George A. Wyman - A Sesquicentennial feature story

George A. Wyman was the first person to cross America on a motorized vehicle.  -Photo courtesty of Tim Masterson

by Kathy Pierce

with assistance of Tim Masterson,

Project Manager for George A. Wyman Memorial Project


The town of Ogden goes down in history as playing a small part in a man’s historic motorcycle ride across America. George A. Wyman’s brief stop in Ogden is commemorated on a bronze-tone plaque that will soon be erected here. It reads: 


In 1903, George A. Wyman became the first motorcyclist to make a transcontinental trip across America. He was the first ever to cross America by means of a motorized vehicle. He rode a 1903 California motorcycle (200cc and 1.25 hp) designed by Roy C. Marks.

On Sunday, June 14, Wyman stopped for the night in Ogden, Iowa. He likely stayed at the Ogden Hotel on Walnut Street. The next morning he sought the services of the Marquardt Blacksmith Shop at the corner of Walnut and SW 5th Streets, to repair the rear axle and coaster brake of his motorcycle. It was 11:30  a.m. before he departed, riding the 11 miles to Boone where he stopped for lunch.


Tim Masterson project manager for the George A. Wyman Memorial Project, is promoting the story by marking points along the way from San Francisco to New York City. The signs identify locations cited in Wyman’s personal narrative.

In August, 1979,  Road Rider Magazine republished the original narrative that was published only once in Motorcycle Magazine, in five parts, June - October, 1903.

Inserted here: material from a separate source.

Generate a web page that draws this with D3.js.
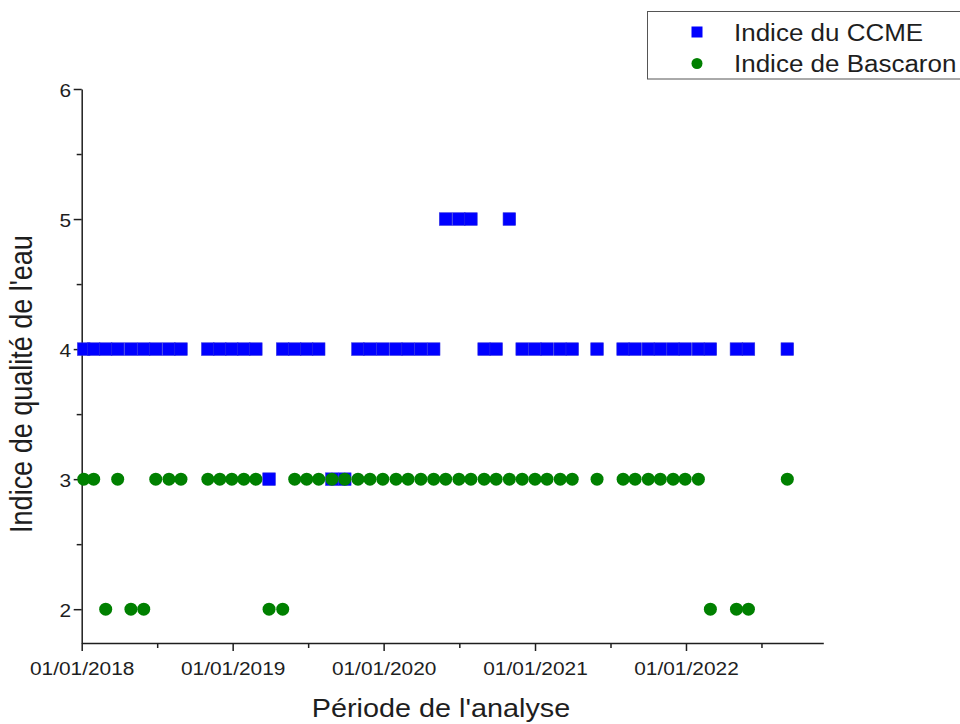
<!DOCTYPE html>
<html>
<head>
<meta charset="utf-8">
<script src="https://cdn.jsdelivr.net/npm/d3@7"></script>
<style>
  html, body { margin: 0; padding: 0; background: #fff; }
  svg { display: block; font-family: "Liberation Sans", Arial, sans-serif; }
</style>
</head>
<body>
<svg id="chart" width="960" height="724"></svg>
<script>
// Sampling dates of the analyses
const sampleDates = [
  "2018-01-06", "2018-01-30", "2018-02-28", "2018-03-29", "2018-04-30", "2018-05-31",
  "2018-06-29", "2018-07-31", "2018-08-29", "2018-11-02", "2018-12-01", "2018-12-30",
  "2019-01-28", "2019-02-26", "2019-03-30", "2019-05-02", "2019-05-31", "2019-06-29",
  "2019-07-28", "2019-08-29", "2019-09-29", "2019-10-31", "2019-11-29", "2019-12-30",
  "2020-01-31", "2020-02-29", "2020-03-31", "2020-05-01", "2020-05-30", "2020-07-01",
  "2020-07-30", "2020-08-31", "2020-09-29", "2020-10-31", "2020-12-01", "2021-01-01",
  "2021-01-30", "2021-03-03", "2021-04-01", "2021-05-31", "2021-08-02", "2021-08-31",
  "2021-10-02", "2021-10-31", "2021-12-01", "2021-12-30", "2022-01-31", "2022-03-01",
  "2022-05-03", "2022-06-01", "2022-09-03"
];

// CCME water quality index for each date
const ccmeValues = [
  4, 4, 4, 4, 4, 4,
  4, 4, 4, 4, 4, 4,
  4, 4, 3, 4, 4, 4,
  4, 3, 3, 4, 4, 4,
  4, 4, 4, 4, 5, 5,
  5, 4, 4, 5, 4, 4,
  4, 4, 4, 4, 4, 4,
  4, 4, 4, 4, 4, 4,
  4, 4, 4
];

// Bascaron water quality index for each date
const bascaronValues = [
  3, 3, 2, 3, 2, 2,
  3, 3, 3, 3, 3, 3,
  3, 3, 2, 2, 3, 3,
  3, 3, 3, 3, 3, 3,
  3, 3, 3, 3, 3, 3,
  3, 3, 3, 3, 3, 3,
  3, 3, 3, 3, 3, 3,
  3, 3, 3, 3, 3, 2,
  2, 2, 3
];

const seriesNames = ["Indice du CCME", "Indice de Bascaron"];
const xTickDates = ["2018-01-01", "2019-01-01", "2020-01-01", "2021-01-01", "2022-01-01", "2023-01-01"];
const xDomain = ["2018-01-01", "2022-11-29"];
const yTickValues = [2, 3, 4, 5, 6];
const yMinorTickValues = [2.5, 3.5, 4.5, 5.5];
const yDomain = [1.74, 6];
const xTitle = "Période de l'analyse";
const yTitle = "Indice de qualité de l'eau";

const parse = d3.utcParse("%Y-%m-%d");
const fmt = d3.utcFormat("%d/%m/%Y");
const TEXT_SX = 1.13;          // glyphs are drawn slightly wide
const INK = "#1e1e1e";
const BLUE = "#0000ff";
const GREEN = "#008000";

const svg = d3.select("#chart");

const x = d3.scaleUtc().domain(xDomain.map(parse)).range([81.7, 823.3]);
const y = d3.scaleLinear().domain(yDomain).range([643, 89]);

const majorDates = xTickDates.map(parse).filter(d => d <= x.domain()[1]);
const allYears = xTickDates.map(parse);
const minorDates = d3.pairs(allYears)
  .map(([a, b]) => new Date((+a + +b) / 2))
  .filter(d => d <= x.domain()[1]);

// X axis: minor then major ticks
const gxMinor = svg.append("g").attr("transform", `translate(0,${y.range()[0]})`)
  .call(d3.axisBottom(x).tickValues(minorDates).tickSize(5).tickSizeOuter(0).tickFormat(""));
gxMinor.select(".domain").remove();

const gx = svg.append("g").attr("transform", `translate(0,${y.range()[0]})`)
  .call(d3.axisBottom(x).tickValues(majorDates).tickSize(8).tickSizeOuter(0).tickFormat(fmt));

gx.selectAll("text")
  .attr("y", null).attr("dy", null)
  .attr("transform", `translate(0,32) scale(${TEXT_SX},1)`)
  .style("font-size", "18.5px")
  .attr("fill", INK);

// Y axis
const gyMinor = svg.append("g").attr("transform", `translate(${x.range()[0]},0)`)
  .call(d3.axisLeft(y).tickValues(yMinorTickValues).tickSize(5).tickSizeOuter(0).tickFormat(""));
gyMinor.select(".domain").remove();

const gy = svg.append("g").attr("transform", `translate(${x.range()[0]},0)`)
  .call(d3.axisLeft(y).tickValues(yTickValues).tickSize(8).tickSizeOuter(0).tickFormat(d3.format("d")));

gy.selectAll("text")
  .attr("x", null).attr("dy", null)
  .attr("transform", `translate(-10.5,7) scale(${TEXT_SX},1)`)
  .style("font-size", "18.5px")
  .attr("fill", INK);

[gx, gxMinor, gy, gyMinor].forEach(g => {
  g.selectAll("line").attr("stroke", INK).attr("stroke-width", 1.5);
  g.selectAll(".domain").attr("stroke", INK).attr("stroke-width", 1.5);
});

// Axis titles
svg.append("text")
  .attr("transform", `translate(441,717) scale(${TEXT_SX},1)`)
  .attr("text-anchor", "middle")
  .style("font-size", "25.5px")
  .attr("fill", INK)
  .text(xTitle);

svg.append("text")
  .attr("transform", `translate(32,384) scale(${TEXT_SX},1) rotate(-90)`)
  .attr("text-anchor", "middle")
  .style("font-size", "27px")
  .attr("fill", INK)
  .text(yTitle);

// Data points
const rows = sampleDates.map((d, i) => ({
  date: parse(d), ccme: ccmeValues[i], bascaron: bascaronValues[i]
}));

const SQ = 12.6;
svg.append("g").selectAll("rect")
  .data(rows)
  .join("rect")
  .attr("x", d => x(d.date) - SQ / 2)
  .attr("y", d => y(d.ccme) - SQ / 2)
  .attr("width", SQ)
  .attr("height", SQ)
  .attr("fill", BLUE)
  .attr("stroke", "#2a2ae0")
  .attr("stroke-width", 0.6);

svg.append("g").selectAll("circle")
  .data(rows)
  .join("circle")
  .attr("cx", d => x(d.date))
  .attr("cy", d => y(d.bascaron))
  .attr("r", 6.5)
  .attr("fill", GREEN);

// Legend
const legend = svg.append("g");
legend.append("rect")
  .attr("x", 647.5).attr("y", 11.5)
  .attr("width", 330).attr("height", 67.5)
  .attr("fill", "#fff")
  .attr("stroke", "#555")
  .attr("stroke-width", 1);

const legendItems = [
  { name: seriesNames[0], shape: "square", color: BLUE, cy: 32 },
  { name: seriesNames[1], shape: "circle", color: GREEN, cy: 63.5 }
];
legendItems.forEach(item => {
  if (item.shape === "square") {
    legend.append("rect")
      .attr("x", 697 - 5.5).attr("y", item.cy - 5.5)
      .attr("width", 11).attr("height", 11)
      .attr("fill", item.color);
  } else {
    legend.append("circle")
      .attr("cx", 697).attr("cy", item.cy).attr("r", 5.5)
      .attr("fill", item.color);
  }
  legend.append("text")
    .attr("transform", `translate(734,${item.cy + 8.5}) scale(${TEXT_SX},1)`)
    .style("font-size", "23px")
    .attr("fill", INK)
    .text(item.name);
});
</script>
</body>
</html>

Below is a transcribed copy of an article as it appeared in the Road Rider Magazine, August 1979 issue.


Leg IV

Through the Valleys of the Two Great Rivers to Chicago


It had been my design when I started to take the more southerly route from Omaha, by way of Kansas City and St. Louis to Chicago, because I understood that, although the distance is greater, I would find better riding by so doing. When I came along, however, all that country was under water, one might say, so I decided to follow the route of the Northwestern Railroad past Ames, from which a spur of the road runs south to Des Moines. For the credit of the country, I hope the southerly route is better than the one I followed. On the whole, Iowa gave me as much vile traveling as any State that I crossed.

Enroute to Ogden


I started from Denison at 8 a.m., taking to the railroad. After going five miles the roadbed became so bad that I could not ride, and I sought the highway. This did not help me much, for I was able to ride only a little way at a time, and then walk anywhere from 100 yards to a mile. My coaster brake, which had begun to give me trouble the day before, became on this day a coaster broke. The threads of the axle were stripped, and, while the brake would not work, the coaster worked overtime, so that I could not start the bicycle by pedaling; I had to run it along and then hop on. This day, July(sic) 14, was the hottest I had yet encountered.